Amanda Hagood
When a book begins with a sentence like “The sun’s golden glitter threw itself against Marie Antoinette’s harp,” you might guess there will be some absurdity ahead. And in the case of Beth Raymer’s novel Fireworks Every Night (Random House, 2023), you would be right. But the real achievement of this debut fiction is to find the humanity in a plucked-from-the-headlines story of a family trying to have it all in an American paradise.
Landing in Loxahatchee
The life of protagonist C.C. – named for her father’s favorite whiskey, Canadian Club – is surrounded with excesses that would make even the notorious French monarch cry Mon Dieu! Her father is a used car salesman who burns down his dealership so the family can flee from a hollowed-out coal town to a freshly assembled scrub division home in Loxahatchee.
“Florida,” he brags, “we got it all. Motor sports, ribs, beer. You can drive on the sand right up to the ocean. Fireworks every night.”
But once their home in paradise is established, the cracks in their foundation begin to show. C.C.’s straight-A sister develops a life-altering drug addiction after being raped by a cousin. Her mother morphs into a giddy teenager who spends hours on the phone, sexually pursuing C.C.’s classmates.
C.C. just manages to escape her family’s turmoil by falling in love with Alex, scion of a ridiculously wealthy New York family. The kind of family who would keep a dead queen’s favorite musical instrument on display.
Pass the Blizzard®
If that’s where Fireworks Every Night ended, it might read like a grittier, grimier Jane Austen novel. But, interestingly, this is where the story really begins: with C.C.’s dawning understanding that her marriage to Alex is fundamentally flawed and her decision to attempt a reconciliation with her estranged father.
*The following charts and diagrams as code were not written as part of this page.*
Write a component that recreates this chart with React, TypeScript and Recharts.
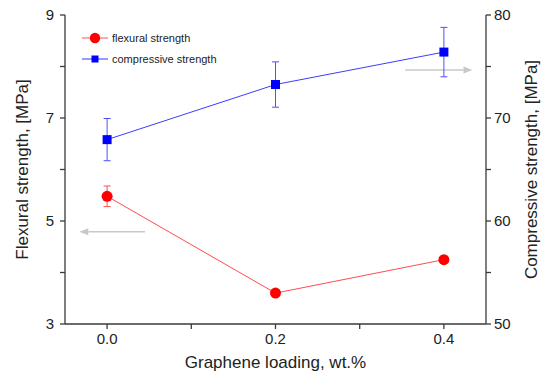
import {
  ErrorBar,
  Legend,
  Line,
  LineChart,
  ReferenceLine,
  XAxis,
  YAxis,
} from "recharts";

const loadings = [0, 0.2, 0.4];
const flexural = [5.48, 3.6, 4.25];
const flexuralErr = [0.2, 0.06, 0.04];
const compressive = [67.9, 73.25, 76.4];
const compressiveErr = [2.05, 2.2, 2.4];

const xTicks = [0, 0.1, 0.2, 0.3, 0.4];
const xTopTicks = [0, 0.2, 0.4];
const leftTicks = [3, 4, 5, 6, 7, 8, 9];
const rightTicks = [50, 55, 60, 65, 70, 75, 80];

// gray annotation arrows: [x1, y1, x2, y2] in data units
const leftArrow = [0.045, 4.79, -0.033, 4.79];
const rightArrow = [0.354, 74.66, 0.434, 74.66];

const data = loadings.map((x, i) => ({
  x,
  flex: flexural[i],
  flexErr: flexuralErr[i],
  comp: compressive[i],
  compErr: compressiveErr[i],
}));

const FONT = "'Liberation Sans', Arial, Helvetica, sans-serif";
const AXIS = "#3a3a3a";
const RED = "#ff0000";
const BLUE = "#0000ff";

const Arrow = (props: any) => {
  const { x1, y1, x2, y2 } = props;
  const dir = x2 > x1 ? 1 : -1;
  const tipX = x2;
  const baseX = x2 - dir * 9;
  return (
    <g>
      <line x1={x1} y1={y1} x2={baseX} y2={y2} stroke="#c8c8c8" strokeWidth={1.5} />
      <polygon
        points={`${tipX},${y2} ${baseX},${y2 - 3.5} ${baseX},${y2 + 3.5}`}
        fill="#c8c8c8"
      />
    </g>
  );
};

const SquareDot = (props: any) => {
  const { cx, cy, index } = props;
  if (cx == null || cy == null) return null;
  return <rect key={`sq-${index}`} x={cx - 4.5} y={cy - 4.5} width={9} height={9} fill={BLUE} />;
};

const CircleDot = (props: any) => {
  const { cx, cy, index } = props;
  if (cx == null || cy == null) return null;
  return <circle key={`ci-${index}`} cx={cx} cy={cy} r={5.5} fill={RED} />;
};

const LegendBox = () => (
  <svg width={200} height={40} style={{ display: "block" }}>
    <line x1={2} y1={8} x2={28} y2={8} stroke="#ff5555" strokeWidth={1} />
    <circle cx={15} cy={8} r={5.2} fill={RED} />
    <text x={32} y={12} fontSize={11} fontFamily={FONT} fill="#222">
      flexural strength
    </text>
    <line x1={2} y1={29} x2={28} y2={29} stroke="#3333ff" strokeWidth={1} />
    <rect x={11.5} y={25.5} width={7} height={7} fill={BLUE} />
    <text x={32} y={33} fontSize={11} fontFamily={FONT} fill="#222">
      compressive strength
    </text>
  </svg>
);

const tickStyle = { fontSize: 15, fill: "#222", fontFamily: FONT };

export default function App() {
  return (
    <div style={{ position: "absolute", left: 0, top: 0, background: "#fff" }}>
      <LineChart
        width={542}
        height={379}
        data={data}
        margin={{ top: 15, right: 0, bottom: 0, left: 0 }}
      >
        <XAxis
          dataKey="x"
          type="number"
          domain={[-0.05, 0.45]}
          ticks={xTicks}
          allowDataOverflow
          tickFormatter={(v: number) => (xTopTicks.includes(v) ? v.toFixed(1) : "")}
          tick={tickStyle}
          tickSize={5}
          tickMargin={4}
          height={55}
          stroke={AXIS}
          strokeWidth={1.3}
          label={{
            value: "Graphene loading, wt.%",
            position: "center",
            dy: 10,
            style: { fontSize: 17, fill: "#222", fontFamily: FONT },
          }}
        />
        <XAxis
          xAxisId="top"
          dataKey="x"
          type="number"
          orientation="top"
          mirror
          height={0}
          domain={[-0.05, 0.45]}
          ticks={xTopTicks}
          tickFormatter={() => ""}
          tickSize={5}
          stroke={AXIS}
          strokeWidth={1.3}
        />
        <YAxis
          yAxisId="left"
          domain={[3, 9]}
          ticks={leftTicks}
          tickFormatter={(v: number) => (v % 2 === 1 ? String(v) : "")}
          tick={tickStyle}
          tickSize={5}
          tickMargin={6}
          width={65}
          stroke={AXIS}
          strokeWidth={1.3}
          label={{
            value: "Flexural strength, [MPa]",
            angle: -90,
            position: "center",
            dx: -11,
            style: { fontSize: 17, fill: "#222", fontFamily: FONT, textAnchor: "middle" },
          }}
        />
        <YAxis
          yAxisId="right"
          orientation="right"
          domain={[50, 80]}
          ticks={rightTicks}
          tickFormatter={(v: number) => (v % 10 === 0 ? String(v) : "")}
          tick={tickStyle}
          tickSize={5}
          tickMargin={3}
          width={56}
          stroke={AXIS}
          strokeWidth={1.3}
          label={{
            value: "Compressive strength, [MPa]",
            angle: -90,
            position: "center",
            dx: 17,
            style: { fontSize: 17, fill: "#222", fontFamily: FONT, textAnchor: "middle" },
          }}
        />
        <ReferenceLine
          yAxisId="left"
          segment={[
            { x: leftArrow[0], y: leftArrow[1] },
            { x: leftArrow[2], y: leftArrow[3] },
          ]}
          ifOverflow="visible"
          shape={Arrow}
        />
        <ReferenceLine
          yAxisId="right"
          segment={[
            { x: rightArrow[0], y: rightArrow[1] },
            { x: rightArrow[2], y: rightArrow[3] },
          ]}
          ifOverflow="visible"
          shape={Arrow}
        />
        <Line
          yAxisId="left"
          dataKey="flex"
          stroke="#ff4d4d"
          strokeWidth={1}
          dot={CircleDot}
          activeDot={false}
          isAnimationActive={false}
        >
          <ErrorBar dataKey="flexErr" width={3.5} stroke="#ff5050" strokeWidth={1} />
        </Line>
        <Line
          yAxisId="right"
          dataKey="comp"
          stroke="#3d3dff"
          strokeWidth={1}
          dot={SquareDot}
          activeDot={false}
          isAnimationActive={false}
        >
          <ErrorBar dataKey="compErr" width={3.5} stroke="#4f4fff" strokeWidth={1} />
        </Line>
        <Legend
          layout="horizontal"
          verticalAlign="middle"
          align="center"
          content={<LegendBox />}
          wrapperStyle={{ position: "absolute", left: 80, top: 30, width: 200, height: 40 }}
        />
      </LineChart>
    </div>
  );
}
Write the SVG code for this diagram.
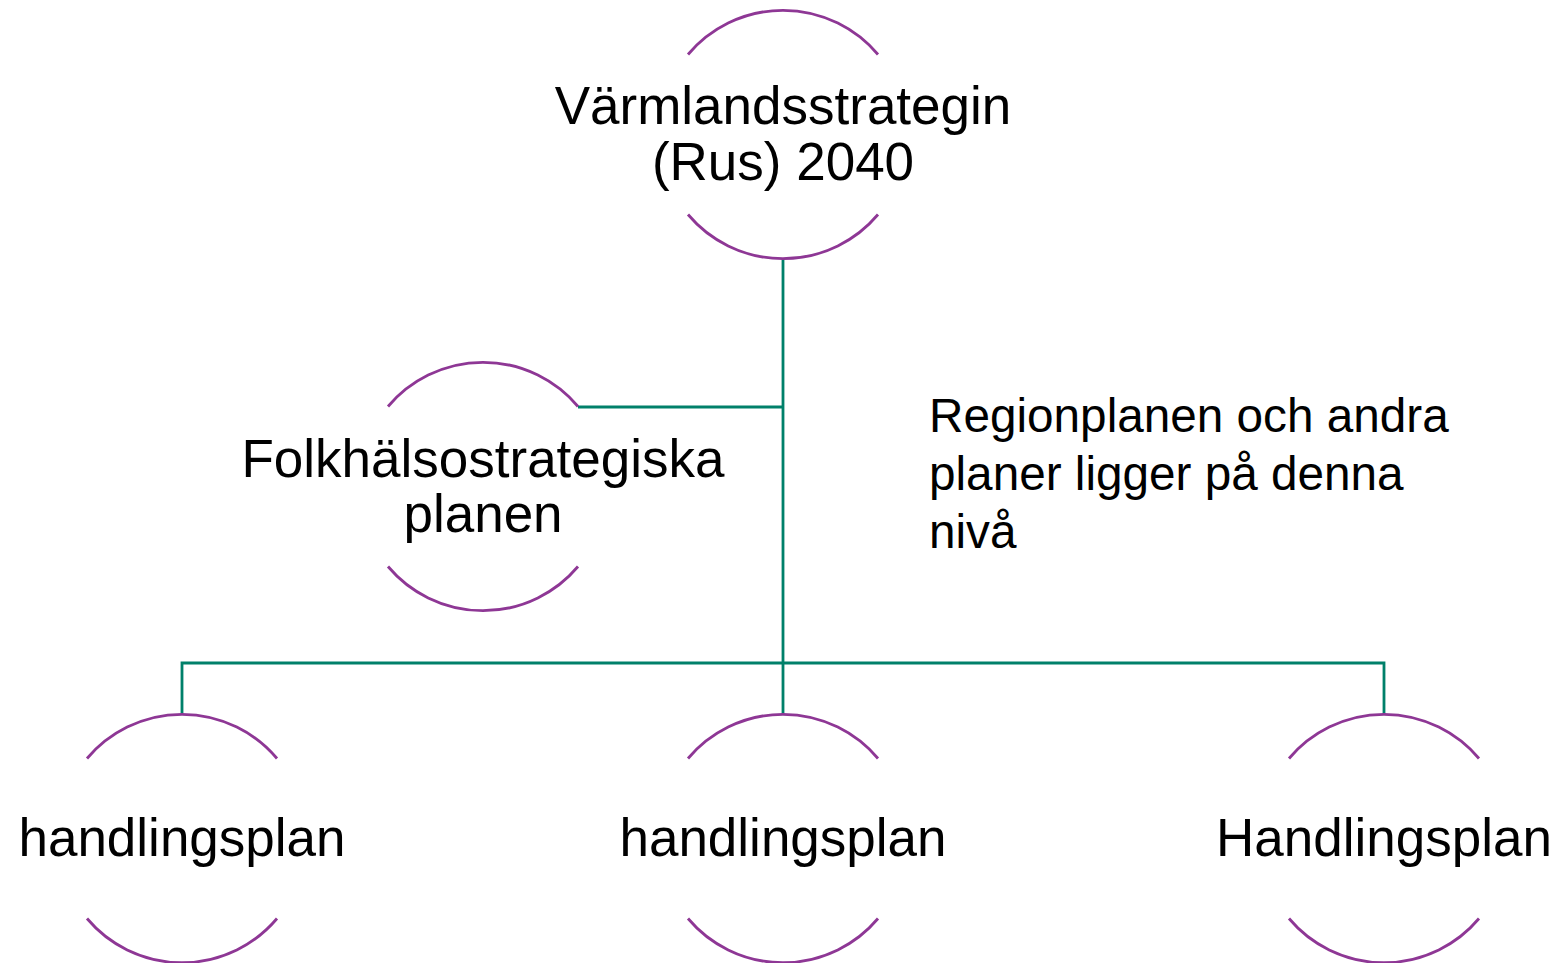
<svg xmlns="http://www.w3.org/2000/svg" width="1560" height="963" viewBox="0 0 1560 963">
<style>
.arc{fill:none;stroke:#8E3795;stroke-width:2.8}
.con{fill:none;stroke:#00806A;stroke-width:2.8}
.t{font-family:"Liberation Sans",Arial,sans-serif;font-size:53px;fill:#000;text-anchor:middle}
.r{font-family:"Liberation Sans",Arial,sans-serif;font-size:47.7px;fill:#000}
</style>
<rect width="1560" height="963" fill="#fff"/>
<g id="connectors">
<path class="con" d="M783,259 V663"/>
<path class="con" d="M578,407 H783"/>
<path class="con" d="M182,715 V663 H1384 V715"/>
<path class="con" d="M783,663 V715"/>
</g>
<g id="node-top">
<path class="arc" d="M688,54.5 A124.2,124.2 0 0 1 878,54.5"/>
<path class="arc" d="M688,214.5 A124.2,124.2 0 0 0 878,214.5"/>
<text class="t" x="783" y="124">Värmlandsstrategin</text>
<text class="t" x="783" y="180">(Rus) 2040</text>
</g>
<g id="node-folk">
<path class="arc" d="M388,406.5 A124.2,124.2 0 0 1 578,406.5"/>
<path class="arc" d="M388,566.5 A124.2,124.2 0 0 0 578,566.5"/>
<text class="t" x="483" y="477">Folkhälsostrategiska</text>
<text class="t" x="483" y="532">planen</text>
</g>
<g id="note">
<text class="r" x="929" y="432">Regionplanen och andra</text>
<text class="r" x="929" y="490">planer ligger på denna</text>
<text class="r" x="929" y="548">nivå</text>
</g>
<g id="node-h1">
<path class="arc" d="M87,758.5 A124.2,124.2 0 0 1 277,758.5"/>
<path class="arc" d="M87,918.5 A124.2,124.2 0 0 0 277,918.5"/>
<text class="t" x="182" y="856">handlingsplan</text>
</g>
<g id="node-h2">
<path class="arc" d="M688,758.5 A124.2,124.2 0 0 1 878,758.5"/>
<path class="arc" d="M688,918.5 A124.2,124.2 0 0 0 878,918.5"/>
<text class="t" x="783" y="856">handlingsplan</text>
</g>
<g id="node-h3">
<path class="arc" d="M1289,758.5 A124.2,124.2 0 0 1 1479,758.5"/>
<path class="arc" d="M1289,918.5 A124.2,124.2 0 0 0 1479,918.5"/>
<text class="t" x="1384" y="856">Handlingsplan</text>
</g>
</svg>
Here, Raymer’s genius for portraiture really shines: in her vulnerable and compassionate sketches of people coping with the lifelong burdens of poverty and prejudice. In one poignant scene, for instance, C.C. reunites with her now semi-housed father for a “happy hour” at a Dairy Queen: “Dad was already there, sitting in the back booth, beside his garbage bags. New ones – fresh, shiny, and black, thick heavy-duty, with handles. His way of making a good impression, I thought, and hugged him tight.”
Poverty and Prejudice
There’s a reason Florida Man stories come from Florida; no other state since the days of the Wild West seems to wear its colorful mixture of violence, instability, self-reinvention, and flimsy social safety net with quite the same gusto as us. Raymer’s story could so easily have gloried in the sensationalism of its characters’ fall from grace and ended up just another ‘that’s so Florida’ tale.
But it doesn’t. By juxtaposing the struggles of C.C.’s family with the deeply elitist behavior and assumptions of Alex’s family – I mean, come on, Marie Antoinette’s harp? In your living room? – Raymer illuminates the wounds that fester under our American myth of meritocracy. And paints a compelling, darkly humorous family drama while she’s at it.
Raymer’s grim subject matter and rough-around-the-edges characters won’t please everyone. But if you’re looking for an honest and heartfelt exploration of opting-out in the land of opportunity, Fireworks Every Night might just be the book for you.